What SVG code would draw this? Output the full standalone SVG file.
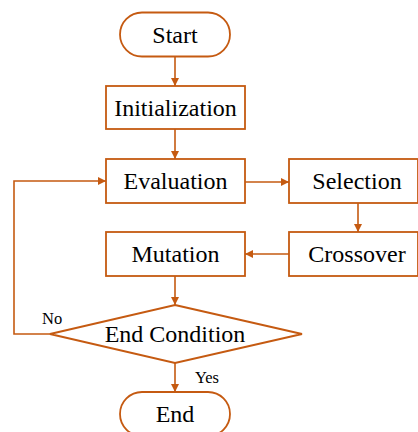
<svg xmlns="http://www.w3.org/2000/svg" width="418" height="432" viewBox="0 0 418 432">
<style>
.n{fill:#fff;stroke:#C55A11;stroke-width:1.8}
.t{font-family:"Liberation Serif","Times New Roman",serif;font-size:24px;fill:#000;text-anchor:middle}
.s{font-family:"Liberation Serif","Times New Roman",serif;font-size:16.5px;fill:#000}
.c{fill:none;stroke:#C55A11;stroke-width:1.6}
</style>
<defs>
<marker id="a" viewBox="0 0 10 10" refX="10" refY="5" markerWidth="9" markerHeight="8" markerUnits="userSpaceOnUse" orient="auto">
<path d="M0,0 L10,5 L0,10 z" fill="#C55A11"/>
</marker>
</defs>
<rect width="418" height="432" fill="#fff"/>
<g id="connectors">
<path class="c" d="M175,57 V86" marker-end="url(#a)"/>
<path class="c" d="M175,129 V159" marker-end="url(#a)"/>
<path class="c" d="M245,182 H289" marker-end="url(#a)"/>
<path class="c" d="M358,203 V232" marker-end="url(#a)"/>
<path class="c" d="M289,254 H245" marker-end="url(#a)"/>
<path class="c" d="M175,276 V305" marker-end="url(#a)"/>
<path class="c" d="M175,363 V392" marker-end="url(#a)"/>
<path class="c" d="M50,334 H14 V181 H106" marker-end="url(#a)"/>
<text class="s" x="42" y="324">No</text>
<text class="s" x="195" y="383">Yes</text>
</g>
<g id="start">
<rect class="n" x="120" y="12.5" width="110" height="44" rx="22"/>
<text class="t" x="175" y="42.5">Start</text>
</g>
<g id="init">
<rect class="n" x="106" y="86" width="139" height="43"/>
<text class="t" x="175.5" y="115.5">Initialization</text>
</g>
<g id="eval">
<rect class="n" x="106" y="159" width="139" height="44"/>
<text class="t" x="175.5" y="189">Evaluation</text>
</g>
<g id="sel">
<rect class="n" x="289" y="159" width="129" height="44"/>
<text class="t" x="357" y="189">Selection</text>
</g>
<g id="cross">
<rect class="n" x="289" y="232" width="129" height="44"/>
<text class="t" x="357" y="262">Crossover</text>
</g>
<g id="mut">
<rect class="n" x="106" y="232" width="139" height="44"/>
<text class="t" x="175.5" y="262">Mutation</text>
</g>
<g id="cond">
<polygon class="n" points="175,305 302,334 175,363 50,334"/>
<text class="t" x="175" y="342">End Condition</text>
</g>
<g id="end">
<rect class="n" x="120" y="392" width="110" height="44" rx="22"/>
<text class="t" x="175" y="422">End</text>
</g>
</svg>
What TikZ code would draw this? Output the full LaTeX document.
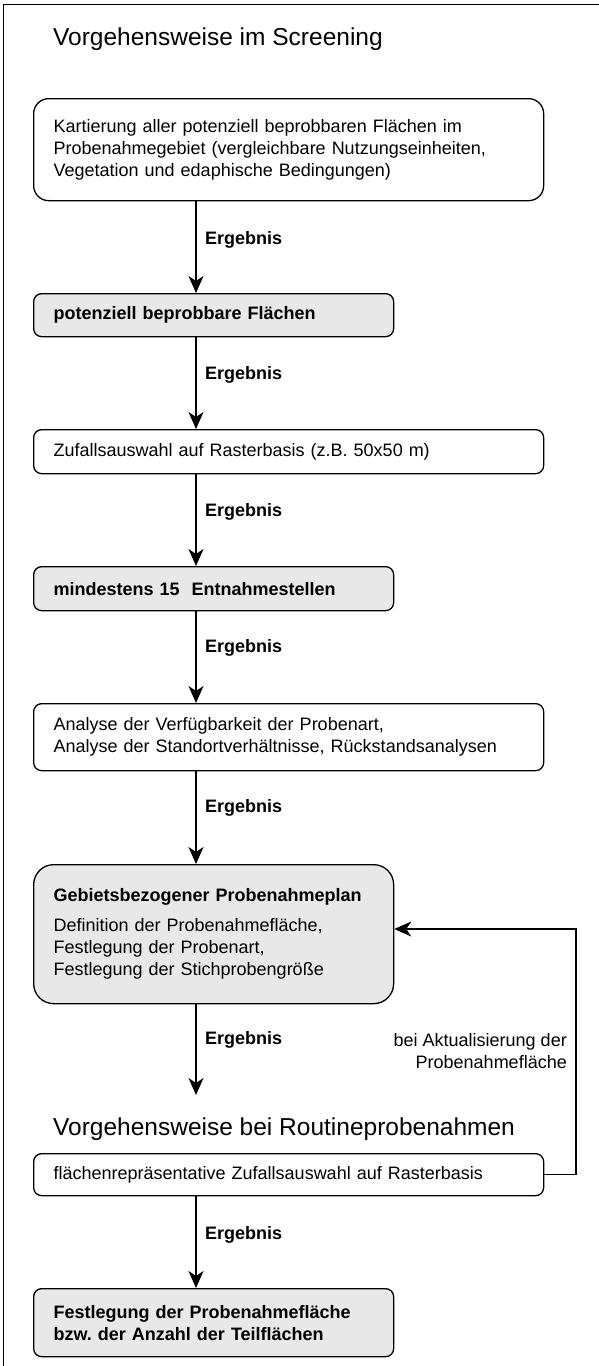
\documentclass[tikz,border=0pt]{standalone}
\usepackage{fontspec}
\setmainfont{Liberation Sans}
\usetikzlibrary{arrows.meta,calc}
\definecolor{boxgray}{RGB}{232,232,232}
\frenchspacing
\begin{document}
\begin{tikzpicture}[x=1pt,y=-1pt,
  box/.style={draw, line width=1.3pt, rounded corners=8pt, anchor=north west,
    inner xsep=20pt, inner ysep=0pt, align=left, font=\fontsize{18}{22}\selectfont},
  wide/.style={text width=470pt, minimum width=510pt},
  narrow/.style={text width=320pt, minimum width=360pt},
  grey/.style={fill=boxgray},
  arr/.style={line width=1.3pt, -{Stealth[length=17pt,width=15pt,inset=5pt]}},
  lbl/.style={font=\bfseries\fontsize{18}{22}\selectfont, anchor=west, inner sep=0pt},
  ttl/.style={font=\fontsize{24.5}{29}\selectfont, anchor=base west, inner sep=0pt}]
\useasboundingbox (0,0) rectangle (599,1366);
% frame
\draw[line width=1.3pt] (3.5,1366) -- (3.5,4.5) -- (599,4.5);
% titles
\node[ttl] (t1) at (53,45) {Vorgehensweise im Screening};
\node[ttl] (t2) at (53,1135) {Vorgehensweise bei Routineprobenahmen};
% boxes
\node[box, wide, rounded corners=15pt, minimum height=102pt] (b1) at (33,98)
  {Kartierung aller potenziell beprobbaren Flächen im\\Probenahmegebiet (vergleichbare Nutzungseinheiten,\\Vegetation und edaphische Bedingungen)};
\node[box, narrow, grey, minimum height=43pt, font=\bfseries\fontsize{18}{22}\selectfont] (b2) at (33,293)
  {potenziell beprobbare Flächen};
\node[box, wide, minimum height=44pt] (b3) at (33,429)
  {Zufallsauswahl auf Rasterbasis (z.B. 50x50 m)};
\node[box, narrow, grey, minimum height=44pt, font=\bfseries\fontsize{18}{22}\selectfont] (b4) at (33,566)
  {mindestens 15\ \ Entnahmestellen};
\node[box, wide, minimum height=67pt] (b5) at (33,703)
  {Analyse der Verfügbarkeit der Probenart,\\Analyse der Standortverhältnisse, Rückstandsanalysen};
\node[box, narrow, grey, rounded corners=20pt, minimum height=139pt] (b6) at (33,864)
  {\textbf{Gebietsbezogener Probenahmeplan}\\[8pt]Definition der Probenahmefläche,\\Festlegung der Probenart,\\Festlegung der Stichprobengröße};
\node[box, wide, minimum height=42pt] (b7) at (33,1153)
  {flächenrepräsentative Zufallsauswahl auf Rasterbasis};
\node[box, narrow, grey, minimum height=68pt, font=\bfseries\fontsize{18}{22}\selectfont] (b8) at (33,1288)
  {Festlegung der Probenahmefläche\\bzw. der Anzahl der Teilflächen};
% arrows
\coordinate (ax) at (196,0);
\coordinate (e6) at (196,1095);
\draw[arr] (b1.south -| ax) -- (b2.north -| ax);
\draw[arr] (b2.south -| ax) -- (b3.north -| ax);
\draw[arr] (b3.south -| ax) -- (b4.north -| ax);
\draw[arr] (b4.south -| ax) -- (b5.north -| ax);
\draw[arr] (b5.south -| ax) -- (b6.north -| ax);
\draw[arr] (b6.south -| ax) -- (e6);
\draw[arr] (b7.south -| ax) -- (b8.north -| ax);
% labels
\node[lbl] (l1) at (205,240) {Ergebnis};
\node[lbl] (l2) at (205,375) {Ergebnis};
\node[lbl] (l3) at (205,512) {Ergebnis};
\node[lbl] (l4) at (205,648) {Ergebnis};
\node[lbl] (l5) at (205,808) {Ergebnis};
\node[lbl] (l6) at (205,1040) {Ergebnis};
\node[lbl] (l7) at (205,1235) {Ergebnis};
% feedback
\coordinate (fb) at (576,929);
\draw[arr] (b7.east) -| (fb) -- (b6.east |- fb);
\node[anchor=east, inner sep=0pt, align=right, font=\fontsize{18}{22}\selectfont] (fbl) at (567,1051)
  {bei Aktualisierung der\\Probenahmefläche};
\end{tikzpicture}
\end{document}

— TO BE DONE —
Copy the material above in full and exactly, skipping pictures.

— COMPLETE OUTPUT —
What SVG code would draw this? Output the full standalone SVG file.
<svg xmlns="http://www.w3.org/2000/svg" width="418" height="432" viewBox="0 0 418 432">
<style>
.n{fill:#fff;stroke:#C55A11;stroke-width:1.8}
.t{font-family:"Liberation Serif","Times New Roman",serif;font-size:24px;fill:#000;text-anchor:middle}
.s{font-family:"Liberation Serif","Times New Roman",serif;font-size:16.5px;fill:#000}
.c{fill:none;stroke:#C55A11;stroke-width:1.6}
</style>
<defs>
<marker id="a" viewBox="0 0 10 10" refX="10" refY="5" markerWidth="9" markerHeight="8" markerUnits="userSpaceOnUse" orient="auto">
<path d="M0,0 L10,5 L0,10 z" fill="#C55A11"/>
</marker>
</defs>
<rect width="418" height="432" fill="#fff"/>
<g id="connectors">
<path class="c" d="M175,57 V86" marker-end="url(#a)"/>
<path class="c" d="M175,129 V159" marker-end="url(#a)"/>
<path class="c" d="M245,182 H289" marker-end="url(#a)"/>
<path class="c" d="M358,203 V232" marker-end="url(#a)"/>
<path class="c" d="M289,254 H245" marker-end="url(#a)"/>
<path class="c" d="M175,276 V305" marker-end="url(#a)"/>
<path class="c" d="M175,363 V392" marker-end="url(#a)"/>
<path class="c" d="M50,334 H14 V181 H106" marker-end="url(#a)"/>
<text class="s" x="42" y="324">No</text>
<text class="s" x="195" y="383">Yes</text>
</g>
<g id="start">
<rect class="n" x="120" y="12.5" width="110" height="44" rx="22"/>
<text class="t" x="175" y="42.5">Start</text>
</g>
<g id="init">
<rect class="n" x="106" y="86" width="139" height="43"/>
<text class="t" x="175.5" y="115.5">Initialization</text>
</g>
<g id="eval">
<rect class="n" x="106" y="159" width="139" height="44"/>
<text class="t" x="175.5" y="189">Evaluation</text>
</g>
<g id="sel">
<rect class="n" x="289" y="159" width="129" height="44"/>
<text class="t" x="357" y="189">Selection</text>
</g>
<g id="cross">
<rect class="n" x="289" y="232" width="129" height="44"/>
<text class="t" x="357" y="262">Crossover</text>
</g>
<g id="mut">
<rect class="n" x="106" y="232" width="139" height="44"/>
<text class="t" x="175.5" y="262">Mutation</text>
</g>
<g id="cond">
<polygon class="n" points="175,305 302,334 175,363 50,334"/>
<text class="t" x="175" y="342">End Condition</text>
</g>
<g id="end">
<rect class="n" x="120" y="392" width="110" height="44" rx="22"/>
<text class="t" x="175" y="422">End</text>
</g>
</svg>
What TikZ code would draw this? Output the full LaTeX document.
\documentclass[tikz,border=0pt]{standalone}
\usepackage{fontspec}
\setmainfont{Liberation Sans}
\usetikzlibrary{arrows.meta,calc}
\definecolor{boxgray}{RGB}{232,232,232}
\frenchspacing
\begin{document}
\begin{tikzpicture}[x=1pt,y=-1pt,
  box/.style={draw, line width=1.3pt, rounded corners=8pt, anchor=north west,
    inner xsep=20pt, inner ysep=0pt, align=left, font=\fontsize{18}{22}\selectfont},
  wide/.style={text width=470pt, minimum width=510pt},
  narrow/.style={text width=320pt, minimum width=360pt},
  grey/.style={fill=boxgray},
  arr/.style={line width=1.3pt, -{Stealth[length=17pt,width=15pt,inset=5pt]}},
  lbl/.style={font=\bfseries\fontsize{18}{22}\selectfont, anchor=west, inner sep=0pt},
  ttl/.style={font=\fontsize{24.5}{29}\selectfont, anchor=base west, inner sep=0pt}]
\useasboundingbox (0,0) rectangle (599,1366);
% frame
\draw[line width=1.3pt] (3.5,1366) -- (3.5,4.5) -- (599,4.5);
% titles
\node[ttl] (t1) at (53,45) {Vorgehensweise im Screening};
\node[ttl] (t2) at (53,1135) {Vorgehensweise bei Routineprobenahmen};
% boxes
\node[box, wide, rounded corners=15pt, minimum height=102pt] (b1) at (33,98)
  {Kartierung aller potenziell beprobbaren Flächen im\\Probenahmegebiet (vergleichbare Nutzungseinheiten,\\Vegetation und edaphische Bedingungen)};
\node[box, narrow, grey, minimum height=43pt, font=\bfseries\fontsize{18}{22}\selectfont] (b2) at (33,293)
  {potenziell beprobbare Flächen};
\node[box, wide, minimum height=44pt] (b3) at (33,429)
  {Zufallsauswahl auf Rasterbasis (z.B. 50x50 m)};
\node[box, narrow, grey, minimum height=44pt, font=\bfseries\fontsize{18}{22}\selectfont] (b4) at (33,566)
  {mindestens 15\ \ Entnahmestellen};
\node[box, wide, minimum height=67pt] (b5) at (33,703)
  {Analyse der Verfügbarkeit der Probenart,\\Analyse der Standortverhältnisse, Rückstandsanalysen};
\node[box, narrow, grey, rounded corners=20pt, minimum height=139pt] (b6) at (33,864)
  {\textbf{Gebietsbezogener Probenahmeplan}\\[8pt]Definition der Probenahmefläche,\\Festlegung der Probenart,\\Festlegung der Stichprobengröße};
\node[box, wide, minimum height=42pt] (b7) at (33,1153)
  {flächenrepräsentative Zufallsauswahl auf Rasterbasis};
\node[box, narrow, grey, minimum height=68pt, font=\bfseries\fontsize{18}{22}\selectfont] (b8) at (33,1288)
  {Festlegung der Probenahmefläche\\bzw. der Anzahl der Teilflächen};
% arrows
\coordinate (ax) at (196,0);
\coordinate (e6) at (196,1095);
\draw[arr] (b1.south -| ax) -- (b2.north -| ax);
\draw[arr] (b2.south -| ax) -- (b3.north -| ax);
\draw[arr] (b3.south -| ax) -- (b4.north -| ax);
\draw[arr] (b4.south -| ax) -- (b5.north -| ax);
\draw[arr] (b5.south -| ax) -- (b6.north -| ax);
\draw[arr] (b6.south -| ax) -- (e6);
\draw[arr] (b7.south -| ax) -- (b8.north -| ax);
% labels
\node[lbl] (l1) at (205,240) {Ergebnis};
\node[lbl] (l2) at (205,375) {Ergebnis};
\node[lbl] (l3) at (205,512) {Ergebnis};
\node[lbl] (l4) at (205,648) {Ergebnis};
\node[lbl] (l5) at (205,808) {Ergebnis};
\node[lbl] (l6) at (205,1040) {Ergebnis};
\node[lbl] (l7) at (205,1235) {Ergebnis};
% feedback
\coordinate (fb) at (576,929);
\draw[arr] (b7.east) -| (fb) -- (b6.east |- fb);
\node[anchor=east, inner sep=0pt, align=right, font=\fontsize{18}{22}\selectfont] (fbl) at (567,1051)
  {bei Aktualisierung der\\Probenahmefläche};
\end{tikzpicture}
\end{document}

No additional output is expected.